Plotting code records:
---+---
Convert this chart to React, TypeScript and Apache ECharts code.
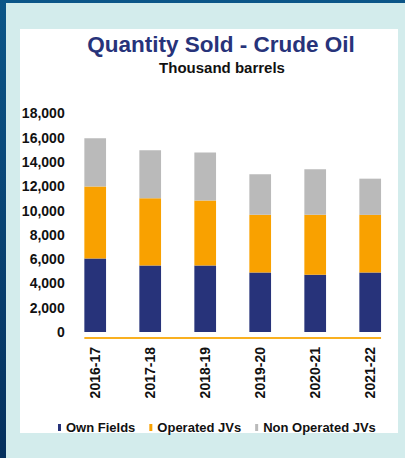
import React, { useEffect, useRef } from "react";
import * as echarts from "echarts";

const categories = ["2016-17", "2017-18", "2018-19", "2019-20", "2020-21", "2021-22"];
const ownFields = [6050, 5480, 5480, 4900, 4710, 4900];
const operatedJVs = [5920, 5520, 5350, 4740, 4930, 4740];
const nonOperatedJVs = [3970, 3960, 3940, 3340, 3750, 2980];
const seriesNames = ["Own Fields", "Operated JVs", "Non Operated JVs"];
const colors = ["#27337a", "#f9a100", "#bababa"];
const yMax = 18000;
const yInterval = 2000;

export default function App() {
  const ref = useRef<HTMLDivElement>(null);
  useEffect(() => {
    if (!ref.current) return;
    const chart = echarts.init(ref.current, null, { renderer: "svg" });
    const font = "'Liberation Sans', Arial, sans-serif";
    const barWidth = 21.7;
    chart.setOption({
      animation: false,
      title: [
        {
          text: "Quantity Sold - Crude Oil",
          left: 216,
          top: 28,
          textAlign: "center",
          textStyle: { fontFamily: font, fontSize: 22.5, fontWeight: "bold", color: "#27337a" },
        },
        {
          text: "Thousand barrels",
          left: 217,
          top: 55,
          textAlign: "center",
          textStyle: { fontFamily: font, fontSize: 15, fontWeight: "bold", color: "#111111" },
        },
      ],
      legend: {
        data: seriesNames,
        left: 53,
        top: 416,
        itemWidth: 3,
        itemHeight: 7,
        itemGap: 14,
        icon: "rect",
        textStyle: { fontFamily: font, fontSize: 13, fontWeight: "bold", color: "#111111" },
      },
      grid: { left: 67.7, right: 7.3, top: 113.3, bottom: 126, containLabel: false },
      xAxis: {
        type: "category",
        data: categories,
        axisLine: { show: false },
        axisTick: { show: false },
        axisLabel: {
          rotate: 90,
          margin: 15,
          fontFamily: font,
          fontSize: 14,
          fontWeight: "bold",
          color: "#111111",
        },
      },
      yAxis: {
        type: "value",
        min: 0,
        max: yMax,
        interval: yInterval,
        splitLine: { show: false },
        axisLine: { show: false },
        axisTick: { show: false },
        axisLabel: {
          margin: 3,
          fontFamily: font,
          fontSize: 14,
          fontWeight: "bold",
          color: "#111111",
          formatter: (v: number) => v.toLocaleString("en-US"),
        },
      },
      series: [ownFields, operatedJVs, nonOperatedJVs].map((d, i) => ({
        name: seriesNames[i],
        type: "bar",
        stack: "total",
        data: d,
        barWidth,
        itemStyle: { color: colors[i] },
      })),
    });
    const p0 = chart.convertToPixel({ gridIndex: 0 }, [0, 0]) as number[];
    const p5 = chart.convertToPixel({ gridIndex: 0 }, [categories.length - 1, 0]) as number[];
    if (p0 && p5) {
      chart.setOption({
        graphic: [
          {
            type: "line",
            shape: { x1: p0[0] - barWidth / 2, y1: p0[1] + 6, x2: p5[0] + barWidth / 2, y2: p5[1] + 6 },
            style: { stroke: "#f9b020", lineWidth: 2 },
            silent: true,
          },
        ],
      });
    }
    return () => chart.dispose();
  }, []);

  return (
    <div
      style={{
        position: "fixed",
        left: 0,
        top: 0,
        width: 405,
        height: 458,
        background: "linear-gradient(to bottom, #0b5688, #05305d)",
      }}
    >
      <div style={{ position: "absolute", left: 6, top: 3, right: 0, bottom: 0, background: "#d3ecec" }} />
      <div style={{ position: "absolute", left: 20, top: 29, width: 378, height: 404, background: "#ffffff" }} />
      <div ref={ref} style={{ position: "absolute", left: 0, top: 0, width: 405, height: 458 }} />
    </div>
  );
}
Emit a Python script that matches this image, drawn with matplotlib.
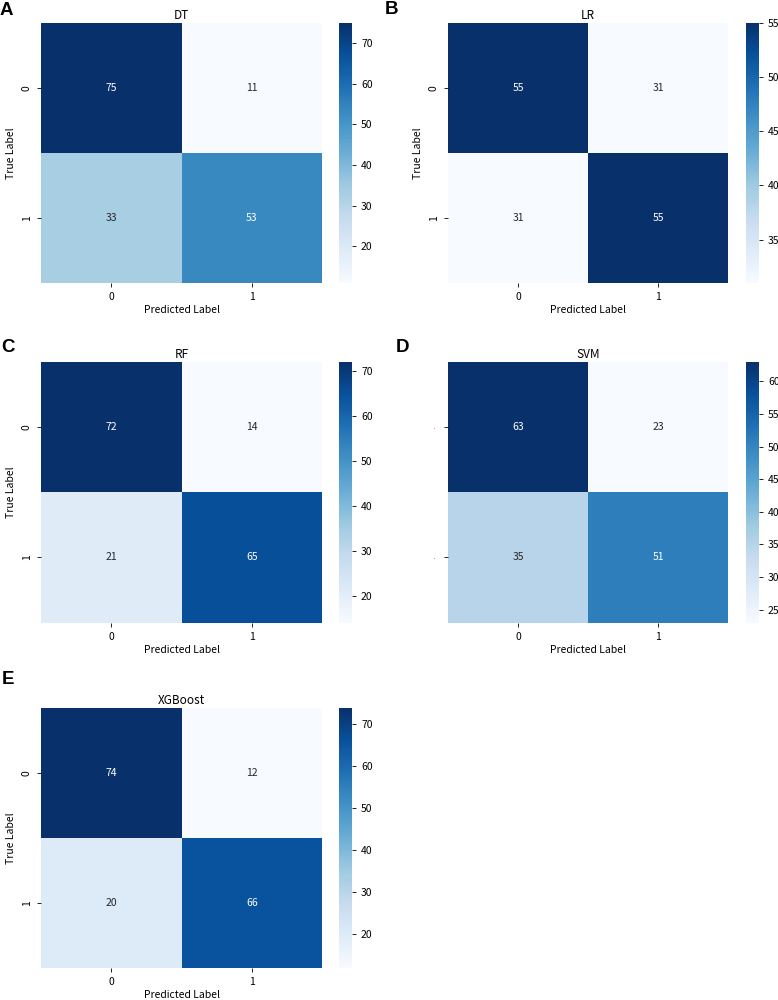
import numpy as np
import matplotlib
matplotlib.use("Agg")
import matplotlib.pyplot as plt
import seaborn as sns

plt.rcParams['font.family'] = ['Noto Sans CJK KR', 'DejaVu Sans']

# confusion matrices
models = ["DT", "LR", "RF", "SVM", "XGBoost"]
letters = ["A", "B", "C", "D", "E"]
cm_dt = [[75, 11], [33, 53]]
cm_lr = [[55, 31], [31, 55]]
cm_rf = [[72, 14], [21, 65]]
cm_svm = [[63, 23], [35, 51]]
cm_xgb = [[74, 12], [20, 66]]
class_labels = ["0", "1"]

matrices = [cm_dt, cm_lr, cm_rf, cm_svm, cm_xgb]

W, H = 778, 1000
fig = plt.figure(figsize=(W / 100, H / 100), dpi=100)

# pixel boxes (left, top, right, bottom) of each heatmap, colorbar x-range, letter pos
hm_boxes = [(41, 22.7, 322, 283), (448, 22.7, 728, 283),
            (41, 361.7, 322, 622.7), (448, 361.7, 728, 622.7),
            (41, 707.7, 322, 968)]
cb_x = [(339, 352), (746, 759), (339, 352), (746, 759), (339, 352)]
letter_pos = [(0, 2), (385, 1), (1, 339), (396, 339), (2, 671)]

def px_axes(x0, y0, x1, y1):
    return fig.add_axes([x0 / W, 1 - y1 / H, (x1 - x0) / W, (y1 - y0) / H])

fs = 7.5
for i, cm in enumerate(matrices):
    x0, y0, x1, y1 = hm_boxes[i]
    ax = px_axes(x0, y0, x1, y1)
    cax = px_axes(cb_x[i][0], y0, cb_x[i][1], y1)
    sns.heatmap(np.array(cm), annot=True, fmt="d", cmap="Blues", ax=ax, cbar_ax=cax,
                xticklabels=class_labels, yticklabels=class_labels,
                annot_kws={"fontsize": fs})
    ax.set_title(models[i], fontsize=fs + 1, pad=3)
    ax.set_xlabel("Predicted Label", fontsize=fs, labelpad=2)
    ax.tick_params(axis="both", labelsize=fs, length=3, width=0.6)
    ax.set_yticklabels(class_labels, rotation=90, va="center")
    if models[i] == "SVM":
        # y tick labels are clipped to dots in the original
        ax.set_yticklabels(["'", "'"], fontsize=3)
        ax.set_ylabel("")
    else:
        ax.set_ylabel("True Label", fontsize=fs)
    cax.tick_params(labelsize=fs, length=3, width=0.6)
    fig.text(letter_pos[i][0] / W, 1 - letter_pos[i][1] / H, letters[i],
             fontsize=13.5, fontweight="bold", family="Liberation Sans",
             ha="left", va="top")

fig.savefig("out.png", dpi=100)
---+---
■ Work to complete
Repeat each entry exactly. Pictures do not belong in the copy.

■ Worked answer
Convert this chart to React, TypeScript and Apache ECharts code.
import React, { useEffect, useRef } from "react";
import * as echarts from "echarts";

const categories = ["2016-17", "2017-18", "2018-19", "2019-20", "2020-21", "2021-22"];
const ownFields = [6050, 5480, 5480, 4900, 4710, 4900];
const operatedJVs = [5920, 5520, 5350, 4740, 4930, 4740];
const nonOperatedJVs = [3970, 3960, 3940, 3340, 3750, 2980];
const seriesNames = ["Own Fields", "Operated JVs", "Non Operated JVs"];
const colors = ["#27337a", "#f9a100", "#bababa"];
const yMax = 18000;
const yInterval = 2000;

export default function App() {
  const ref = useRef<HTMLDivElement>(null);
  useEffect(() => {
    if (!ref.current) return;
    const chart = echarts.init(ref.current, null, { renderer: "svg" });
    const font = "'Liberation Sans', Arial, sans-serif";
    const barWidth = 21.7;
    chart.setOption({
      animation: false,
      title: [
        {
          text: "Quantity Sold - Crude Oil",
          left: 216,
          top: 28,
          textAlign: "center",
          textStyle: { fontFamily: font, fontSize: 22.5, fontWeight: "bold", color: "#27337a" },
        },
        {
          text: "Thousand barrels",
          left: 217,
          top: 55,
          textAlign: "center",
          textStyle: { fontFamily: font, fontSize: 15, fontWeight: "bold", color: "#111111" },
        },
      ],
      legend: {
        data: seriesNames,
        left: 53,
        top: 416,
        itemWidth: 3,
        itemHeight: 7,
        itemGap: 14,
        icon: "rect",
        textStyle: { fontFamily: font, fontSize: 13, fontWeight: "bold", color: "#111111" },
      },
      grid: { left: 67.7, right: 7.3, top: 113.3, bottom: 126, containLabel: false },
      xAxis: {
        type: "category",
        data: categories,
        axisLine: { show: false },
        axisTick: { show: false },
        axisLabel: {
          rotate: 90,
          margin: 15,
          fontFamily: font,
          fontSize: 14,
          fontWeight: "bold",
          color: "#111111",
        },
      },
      yAxis: {
        type: "value",
        min: 0,
        max: yMax,
        interval: yInterval,
        splitLine: { show: false },
        axisLine: { show: false },
        axisTick: { show: false },
        axisLabel: {
          margin: 3,
          fontFamily: font,
          fontSize: 14,
          fontWeight: "bold",
          color: "#111111",
          formatter: (v: number) => v.toLocaleString("en-US"),
        },
      },
      series: [ownFields, operatedJVs, nonOperatedJVs].map((d, i) => ({
        name: seriesNames[i],
        type: "bar",
        stack: "total",
        data: d,
        barWidth,
        itemStyle: { color: colors[i] },
      })),
    });
    const p0 = chart.convertToPixel({ gridIndex: 0 }, [0, 0]) as number[];
    const p5 = chart.convertToPixel({ gridIndex: 0 }, [categories.length - 1, 0]) as number[];
    if (p0 && p5) {
      chart.setOption({
        graphic: [
          {
            type: "line",
            shape: { x1: p0[0] - barWidth / 2, y1: p0[1] + 6, x2: p5[0] + barWidth / 2, y2: p5[1] + 6 },
            style: { stroke: "#f9b020", lineWidth: 2 },
            silent: true,
          },
        ],
      });
    }
    return () => chart.dispose();
  }, []);

  return (
    <div
      style={{
        position: "fixed",
        left: 0,
        top: 0,
        width: 405,
        height: 458,
        background: "linear-gradient(to bottom, #0b5688, #05305d)",
      }}
    >
      <div style={{ position: "absolute", left: 6, top: 3, right: 0, bottom: 0, background: "#d3ecec" }} />
      <div style={{ position: "absolute", left: 20, top: 29, width: 378, height: 404, background: "#ffffff" }} />
      <div ref={ref} style={{ position: "absolute", left: 0, top: 0, width: 405, height: 458 }} />
    </div>
  );
}
Emit a Python script that matches this image, drawn with matplotlib.
import numpy as np
import matplotlib
matplotlib.use("Agg")
import matplotlib.pyplot as plt
import seaborn as sns

plt.rcParams['font.family'] = ['Noto Sans CJK KR', 'DejaVu Sans']

# confusion matrices
models = ["DT", "LR", "RF", "SVM", "XGBoost"]
letters = ["A", "B", "C", "D", "E"]
cm_dt = [[75, 11], [33, 53]]
cm_lr = [[55, 31], [31, 55]]
cm_rf = [[72, 14], [21, 65]]
cm_svm = [[63, 23], [35, 51]]
cm_xgb = [[74, 12], [20, 66]]
class_labels = ["0", "1"]

matrices = [cm_dt, cm_lr, cm_rf, cm_svm, cm_xgb]

W, H = 778, 1000
fig = plt.figure(figsize=(W / 100, H / 100), dpi=100)

# pixel boxes (left, top, right, bottom) of each heatmap, colorbar x-range, letter pos
hm_boxes = [(41, 22.7, 322, 283), (448, 22.7, 728, 283),
            (41, 361.7, 322, 622.7), (448, 361.7, 728, 622.7),
            (41, 707.7, 322, 968)]
cb_x = [(339, 352), (746, 759), (339, 352), (746, 759), (339, 352)]
letter_pos = [(0, 2), (385, 1), (1, 339), (396, 339), (2, 671)]

def px_axes(x0, y0, x1, y1):
    return fig.add_axes([x0 / W, 1 - y1 / H, (x1 - x0) / W, (y1 - y0) / H])

fs = 7.5
for i, cm in enumerate(matrices):
    x0, y0, x1, y1 = hm_boxes[i]
    ax = px_axes(x0, y0, x1, y1)
    cax = px_axes(cb_x[i][0], y0, cb_x[i][1], y1)
    sns.heatmap(np.array(cm), annot=True, fmt="d", cmap="Blues", ax=ax, cbar_ax=cax,
                xticklabels=class_labels, yticklabels=class_labels,
                annot_kws={"fontsize": fs})
    ax.set_title(models[i], fontsize=fs + 1, pad=3)
    ax.set_xlabel("Predicted Label", fontsize=fs, labelpad=2)
    ax.tick_params(axis="both", labelsize=fs, length=3, width=0.6)
    ax.set_yticklabels(class_labels, rotation=90, va="center")
    if models[i] == "SVM":
        # y tick labels are clipped to dots in the original
        ax.set_yticklabels(["'", "'"], fontsize=3)
        ax.set_ylabel("")
    else:
        ax.set_ylabel("True Label", fontsize=fs)
    cax.tick_params(labelsize=fs, length=3, width=0.6)
    fig.text(letter_pos[i][0] / W, 1 - letter_pos[i][1] / H, letters[i],
             fontsize=13.5, fontweight="bold", family="Liberation Sans",
             ha="left", va="top")

fig.savefig("out.png", dpi=100)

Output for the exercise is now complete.